The uncertainty is reflected in their quarterly performance. The country’s five largest IT outsourcers Tata Consultancy Services Ltd, Infosys Ltd, HCL Technologies Ltd, Wipro Ltd, and Tech Mahindra Ltd, ended last quarter with $7.47 billion, $5.08 billion, $3.64 billion, $2.6 billion, and $1.59 billion in revenue, up 0.61%, 2.73%, 2.79%, 0.65%, and 1.41% sequentially, respectively.
While banks helped the top five in posting modest revenue growth in a hazy demand environment, for now, almost a third of Coforge's incremental revenue of $20 million came from travel and hospitality firms, which makes up almost a fourth of the business. Meanwhile, $128 million came from banks, which makes up more than a quarter of the company’s revenue.
Notably, the jump in revenue from clients in travel and hospitality came from a mega deal it bagged in March. Coforge won a 13-year contract valued at $1.56 billion with Sabre, a Texas-based travel technology company. As part of the deal, Coforge is expected to handle the software product delivery for Sabre and will also execute artificial intelligence-led tasks for the company.
This was in line with the management’s commentary last quarter when it suggested that the deal would ramp up in the second quarter. It held a similar view this time around as well.
The management sounded confident on a better second half, which it attributed to a strong order book. “We continue to maintain that the full fiscal will be a robust growth fiscal for us, and H2 (second half) will also be robust growth half for us," said Singh.
He added that AI was leading to a period of confusion but considered it a tailwind for the company.
“This is a landscape characterized by technological confusion and nascent protocols.
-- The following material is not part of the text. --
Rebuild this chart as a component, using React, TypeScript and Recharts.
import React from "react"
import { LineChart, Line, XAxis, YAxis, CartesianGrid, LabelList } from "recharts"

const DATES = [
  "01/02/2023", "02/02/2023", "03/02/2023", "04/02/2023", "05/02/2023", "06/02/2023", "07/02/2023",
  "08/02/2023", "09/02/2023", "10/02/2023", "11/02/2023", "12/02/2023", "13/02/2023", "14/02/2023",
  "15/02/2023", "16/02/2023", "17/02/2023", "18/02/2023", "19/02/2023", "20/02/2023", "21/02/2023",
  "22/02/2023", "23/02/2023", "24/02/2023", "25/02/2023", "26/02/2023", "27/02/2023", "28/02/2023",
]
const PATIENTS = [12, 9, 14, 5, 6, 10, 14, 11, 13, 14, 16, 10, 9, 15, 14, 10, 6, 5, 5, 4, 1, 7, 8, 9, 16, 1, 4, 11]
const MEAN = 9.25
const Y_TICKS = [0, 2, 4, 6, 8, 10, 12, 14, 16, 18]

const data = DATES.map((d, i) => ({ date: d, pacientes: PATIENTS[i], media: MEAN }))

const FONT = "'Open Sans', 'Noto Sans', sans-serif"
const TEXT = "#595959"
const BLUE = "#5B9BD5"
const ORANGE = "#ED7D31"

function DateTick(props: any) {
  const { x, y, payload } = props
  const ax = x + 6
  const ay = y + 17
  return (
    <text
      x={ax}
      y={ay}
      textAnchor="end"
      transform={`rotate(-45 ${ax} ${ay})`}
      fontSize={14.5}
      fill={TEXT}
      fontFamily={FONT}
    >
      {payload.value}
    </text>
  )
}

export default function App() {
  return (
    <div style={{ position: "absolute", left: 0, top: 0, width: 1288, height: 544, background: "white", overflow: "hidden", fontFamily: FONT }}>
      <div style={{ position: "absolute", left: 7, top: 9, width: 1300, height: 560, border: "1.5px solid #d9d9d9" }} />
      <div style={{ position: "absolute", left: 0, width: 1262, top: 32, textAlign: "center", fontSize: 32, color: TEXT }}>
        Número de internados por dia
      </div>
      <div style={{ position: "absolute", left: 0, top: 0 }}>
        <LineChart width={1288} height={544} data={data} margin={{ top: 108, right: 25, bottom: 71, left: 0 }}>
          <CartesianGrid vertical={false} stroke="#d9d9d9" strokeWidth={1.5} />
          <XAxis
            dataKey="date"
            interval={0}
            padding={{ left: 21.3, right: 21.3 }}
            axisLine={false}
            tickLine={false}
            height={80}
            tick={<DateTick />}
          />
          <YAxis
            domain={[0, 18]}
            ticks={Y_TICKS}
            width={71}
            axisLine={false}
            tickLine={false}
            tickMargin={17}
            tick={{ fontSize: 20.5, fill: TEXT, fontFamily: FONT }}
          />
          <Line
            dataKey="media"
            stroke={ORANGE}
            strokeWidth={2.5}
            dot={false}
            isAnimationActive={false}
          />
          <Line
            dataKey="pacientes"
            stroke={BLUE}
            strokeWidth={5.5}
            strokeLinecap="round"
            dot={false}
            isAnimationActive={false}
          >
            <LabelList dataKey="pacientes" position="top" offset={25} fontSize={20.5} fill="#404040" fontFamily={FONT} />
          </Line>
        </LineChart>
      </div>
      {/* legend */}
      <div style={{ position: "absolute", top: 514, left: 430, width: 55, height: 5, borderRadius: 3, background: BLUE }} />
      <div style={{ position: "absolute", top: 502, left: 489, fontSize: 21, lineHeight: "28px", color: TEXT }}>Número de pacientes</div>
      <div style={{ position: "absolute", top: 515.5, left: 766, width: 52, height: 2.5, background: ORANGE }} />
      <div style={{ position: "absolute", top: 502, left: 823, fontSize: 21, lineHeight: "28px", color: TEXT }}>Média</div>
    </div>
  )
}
For the next 18 to 24 months, the market will be flooded with competing (AI) standards and tools. In this immature ecosystem, our clients need assistance across two different axes. One, they need assistance to help drive a deep understanding of their industry problems and processes. And two, they need assistance with driving a deep understanding of how AI works and critically, how it does not work," said Singh.
The management added that the company’s large deals increased because of automation tools.
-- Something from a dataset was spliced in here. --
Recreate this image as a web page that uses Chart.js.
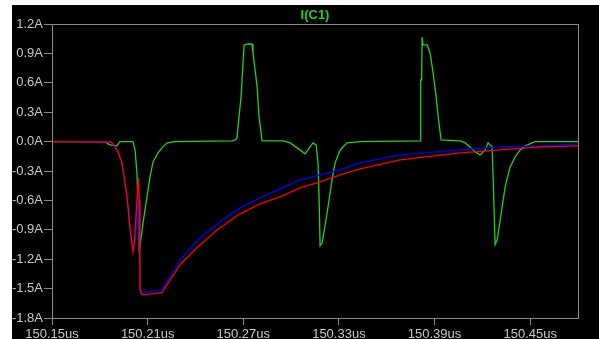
<!DOCTYPE html>
<html>
<head>
<meta charset="utf-8">
<script src="https://cdn.jsdelivr.net/npm/chart.js@4.4.0/dist/chart.umd.min.js"></script>
<style>
    body { margin: 0; background: #ffffff; width: 599px; height: 339px; overflow: hidden; }
    #plot { position: absolute; left: 12px; top: 5px; background: #000000; }
</style>
</head>
<body>
<canvas id="plot" width="587" height="334"></canvas>
<script>
// time in us, current in A
const xTicks = [150.15, 150.21, 150.27, 150.33, 150.39, 150.45];
const yTicks = [1.2, 0.9, 0.6, 0.3, 0.0, -0.3, -0.6, -0.9, -1.2, -1.5, -1.8];

const titleText = "I(C1)";

// I(C1), green
const greenPts = [
    [150.150, 0], [150.1833, 0], [150.1851, -0.023], [150.1864, -0.034], [150.1908, -0.044],
    [150.1920, -0.013], [150.1927, 0], [150.2008, 0], [150.2021, -0.085], [150.2033, -0.319],
    [150.2040, -0.696], [150.2046, -1.124], [150.2059, -0.982], [150.2071, -0.829], [150.2096, -0.564],
    [150.2115, -0.360], [150.2134, -0.207], [150.2165, -0.115], [150.2190, -0.064], [150.2222, -0.013],
    [150.2272, 0], [150.2630, 0.007], [150.2649, 0.017], [150.2661, 0.038], [150.2667, 0.150],
    [150.2686, 0.456], [150.2705, 0.986], [150.2730, 0.996], [150.2755, 0.996], [150.2761, 0.904],
    [150.2787, 0.558], [150.2799, 0.252], [150.2818, 0.007], [150.2950, 0.007], [150.2994, -0.013],
    [150.3038, -0.064], [150.3088, -0.125], [150.3119, -0.054], [150.3138, -0.013], [150.3157, -0.034],
    [150.3169, -0.217], [150.3176, -0.594], [150.3182, -1.063], [150.3195, -1.033], [150.3226, -0.727],
    [150.3257, -0.390], [150.3276, -0.217], [150.3308, -0.085], [150.3351, -0.013], [150.3433, 0],
    [150.3810, 0.007], [150.3813, 0.629], [150.3819, 0.629], [150.3822, 1.067], [150.3828, 0.986],
    [150.3854, 0.986], [150.3872, 0.904], [150.3891, 0.700], [150.3910, 0.456], [150.3923, 0.252],
    [150.3941, 0.017], [150.4061, 0.007], [150.4092, -0.013], [150.4123, -0.054], [150.4155, -0.105],
    [150.4186, -0.136], [150.4218, -0.085], [150.4236, -0.013], [150.4261, -0.054], [150.4268, -0.390],
    [150.4280, -1.053], [150.4293, -1.002], [150.4312, -0.798], [150.4324, -0.666], [150.4343, -0.462],
    [150.4374, -0.258], [150.4406, -0.156], [150.4437, -0.085], [150.4469, -0.044], [150.4531, 0],
    [150.4801, 0]
];

// blue trace
const bluePts = [
    [150.150, 0], [150.1864, 0], [150.1877, -0.013], [150.1895, -0.054], [150.1914, -0.105],
    [150.1939, -0.217], [150.1971, -0.554], [150.1990, -0.880], [150.2008, -1.104], [150.2027, -0.961],
    [150.2037, -0.564], [150.2043, -0.747], [150.2052, -1.491], [150.2065, -1.542], [150.2190, -1.512],
    [150.2209, -1.461], [150.2303, -1.206], [150.2429, -0.982], [150.2554, -0.819], [150.2680, -0.676],
    [150.2805, -0.574], [150.2931, -0.482], [150.3056, -0.390], [150.3182, -0.339], [150.3308, -0.288],
    [150.3433, -0.217], [150.3684, -0.136], [150.4061, -0.085], [150.4312, -0.054], [150.4563, -0.044],
    [150.4801, -0.023]
];

// red trace
const redPts = [
    [150.150, 0], [150.1820, -0.005], [150.1864, -0.005], [150.1877, -0.013], [150.1895, -0.054],
    [150.1914, -0.105], [150.1939, -0.217], [150.1971, -0.564], [150.1990, -0.900], [150.2008, -1.124],
    [150.2018, -1.002], [150.2033, -0.594], [150.2043, -0.370], [150.2048, -0.594], [150.2052, -1.512],
    [150.2065, -1.563], [150.2190, -1.542], [150.2209, -1.491], [150.2241, -1.410], [150.2303, -1.257],
    [150.2429, -1.053], [150.2554, -0.880], [150.2680, -0.737], [150.2805, -0.635], [150.2931, -0.564],
    [150.3056, -0.472], [150.3182, -0.411], [150.3308, -0.339], [150.3433, -0.278], [150.3684, -0.187],
    [150.4061, -0.115], [150.4312, -0.085], [150.4563, -0.054], [150.4801, -0.044]
];

const labelColor = "#c8c8c8";
const frameColor = "#8a8a8a";
const tickFont = { family: "Liberation Sans", size: 13 };

function toXY(pts) {
    return pts.map(p => ({ x: p[0], y: p[1] }));
}

// frame round the plot area and the title over it
const framePlugin = {
    id: "frame",
    afterDraw(chart) {
        const a = chart.chartArea;
        const ctx = chart.ctx;
        ctx.save();
        ctx.strokeStyle = frameColor;
        ctx.lineWidth = 1;
        ctx.strokeRect(Math.round(a.left) + 0.5, Math.round(a.top) + 0.5,
            Math.round(a.right - a.left), Math.round(a.bottom - a.top));
        ctx.fillStyle = "#22d022";
        ctx.font = "bold 13px 'Liberation Sans'";
        ctx.textAlign = "center";
        ctx.textBaseline = "middle";
        ctx.fillText(titleText, (a.left + a.right) / 2, 10);
        ctx.restore();
    }
};

new Chart(document.getElementById("plot"), {
    type: "line",
    data: {
        datasets: [{
            label: "red",
            data: toXY(redPts),
            borderColor: "#ff0000",
            borderWidth: 1.3
        }, {
            label: "blue",
            data: toXY(bluePts),
            borderColor: "#0000ff",
            borderWidth: 1.3
        }, {
            label: titleText,
            data: toXY(greenPts),
            borderColor: "#22d022",
            borderWidth: 1.3
        }]
    },
    options: {
        responsive: false,
        animation: false,
        events: [],
        elements: { point: { radius: 0 }, line: { tension: 0 } },
        layout: { padding: { top: 19, right: 21, left: 0, bottom: 0 } },
        plugins: { legend: { display: false }, tooltip: { enabled: false } },
        scales: {
            x: {
                type: "linear",
                min: 150.15,
                max: 150.48,
                afterBuildTicks: s => { s.ticks = xTicks.map(v => ({ value: v })); },
                afterFit: s => { s.height = 21; },
                grid: { drawOnChartArea: false, drawTicks: true, tickLength: 7, color: frameColor },
                border: { display: false },
                ticks: {
                    color: labelColor,
                    font: tickFont,
                    padding: 2,
                    maxRotation: 0,
                    autoSkip: false,
                    callback: v => v.toFixed(2) + "us"
                }
            },
            y: {
                min: -1.8,
                max: 1.2,
                afterBuildTicks: s => { s.ticks = yTicks.map(v => ({ value: v })); },
                afterFit: s => { s.width = 40; },
                grid: { drawOnChartArea: false, drawTicks: true, tickLength: 8, color: frameColor },
                border: { display: false },
                ticks: {
                    color: labelColor,
                    font: tickFont,
                    padding: 1,
                    autoSkip: false,
                    callback: v => (Math.abs(v) < 1e-9 ? 0 : v).toFixed(1) + "A"
                }
            }
        }
    },
    plugins: [framePlugin]
});
</script>
</body>
</html>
“We believe that AI is a clear tailwind for firms that understand the domain and also have an appreciation for how to apply the relevant AI-specific technology. There can be no better example of this than the fact that the velocity of our large deals, despite the macros, continues to increase very, very appreciably. As I had noted earlier, at the end of the first two quarters, the first half of this year, we've already logged in 10 large deals. If you were to contrast that, we had a number of only 14 for all of last year," said Singh.
Another bright spot in the company’s report card was its operating margins. Coforge reported operating margins of 14%, up 260 basis points sequentially because of lower interest costs and absence of one-time expenses. One basis point is a hundredth of a percentage point.
Even the free cash flow, or the cash left after operating expenses and capital expenditure, provided some relief to shareholders as the company had spent more money than it earned through its operations last quarter. Free cash flow totalled $37.5 million in the quarter.
The company added 709 people in the quarter to end with 34,896 employees. On the other hand, LTIMindtree, Persistent Systems and LTTS added 2,558 employees, 884 employees, and 52 employees to end with 86,447 people, 26,224 people, and 23,678 people, respectively.